После ужина Ежов в состоянии заметного опьянения и нервозности встал из–за стола, вынул из портфеля какой–то документ на нескольких листах, обратившись к Хаютиной — Ежовой, спросил: «Ты с Шолоховым жила?» После отрицательного ее ответа Ежов с озлоблением бросил его в лицо Хаютиной — Ежовой, сказав при этом: «На, читай!»

Как только Хаютина — Ежова начала читать этот документ, она сразу же изменилась в лице, побледнела и стала сильно волноваться. Я поняла, что происходит что–то неладное, и решила удалиться, оставив их наедине. Но в это время Ежов подскочил с Хаютиной — Ежовой, вырвал из ее рук документ, ударил ее этим документом по лицу и, обращаясь ко мне, сказал: «Не уходите, и вы почитайте!» При этом Ежов бросил мне на стол этот документ, указывая, какие места читать.

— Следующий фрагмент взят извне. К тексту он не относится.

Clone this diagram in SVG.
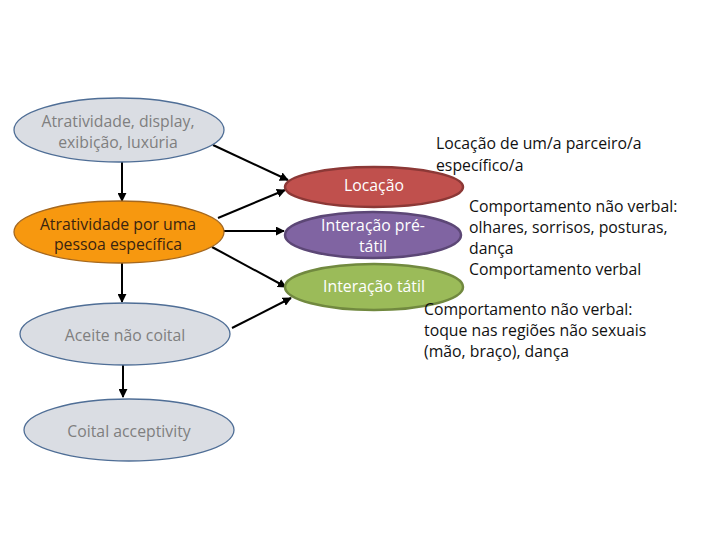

Взяв в руки этот документ и частично ознакомившись с его содержанием, с таким, например, местом: «Тяжелая у нас с тобой любовь, Женя», «уходит в ванную», «целуются», «ложатся» и — «женский голос: — Я боюсь…», я поняла, что этот документ является стенографической записью всего того, что происходило между Хаютиной — Ежовой и Шолоховым у него в номере и что это подслушивание организовано по указанию Ежова.

После этого Ежов окончательно вышел из себя, подскочил к стоявшей в то время у дивана Хаютиной — Ежовой и начал ее избивать кулаками в лицо, грудь и другие части тела. Лишь при моем вмешательстве Ежов прекратил побои, и я увела Хаютину — Ежову в другую комнату. Через несколько дней Хаютина — Ежова рассказала мне о том, что Ежов уничтожил указанную стенограмму.

В связи со всей этой историей Ежов был сильно озлоблен против Шолохова, и когда Шолохов пытался несколько раз попасть на прием к Ежову, то он его не принял.

Спустя примерно месяца два с момента вскрытия обстоятельств установившейся между Хаютиной — Ежовой с Шолоховым интимной связи, Ежов рассказывал мне о том, что Шолохов был на приеме у Л. П. Берии и жаловался на то, что он — Ежов — организовал за ним специальную слежку и что в результате разбирательством этого дела занимается лично И. В. Сталин. Тогда же Ежов старался убедить меня в том, что он никакого отношения не имеет к организации слежки за Шолоховым и поносил его бранью…»

Если бы отношения Шолохова и Ежова ограничивались только этой историей, может быть, не стоило бы ее и трогать: что ж, любовь или флирт — дело частное.

Но архив КГБ преподнес нам и другие свидетельства поединка писателя и палача — отнюдь не интимные. Так что Сталину приходилось разбираться не с их любовной интригой, как говорит Гликина (вряд ли вождь даже знал об этой интриге), а с вещами куда более серьезными. У Ежова были основания не только ненавидеть, но и бояться Шолохова.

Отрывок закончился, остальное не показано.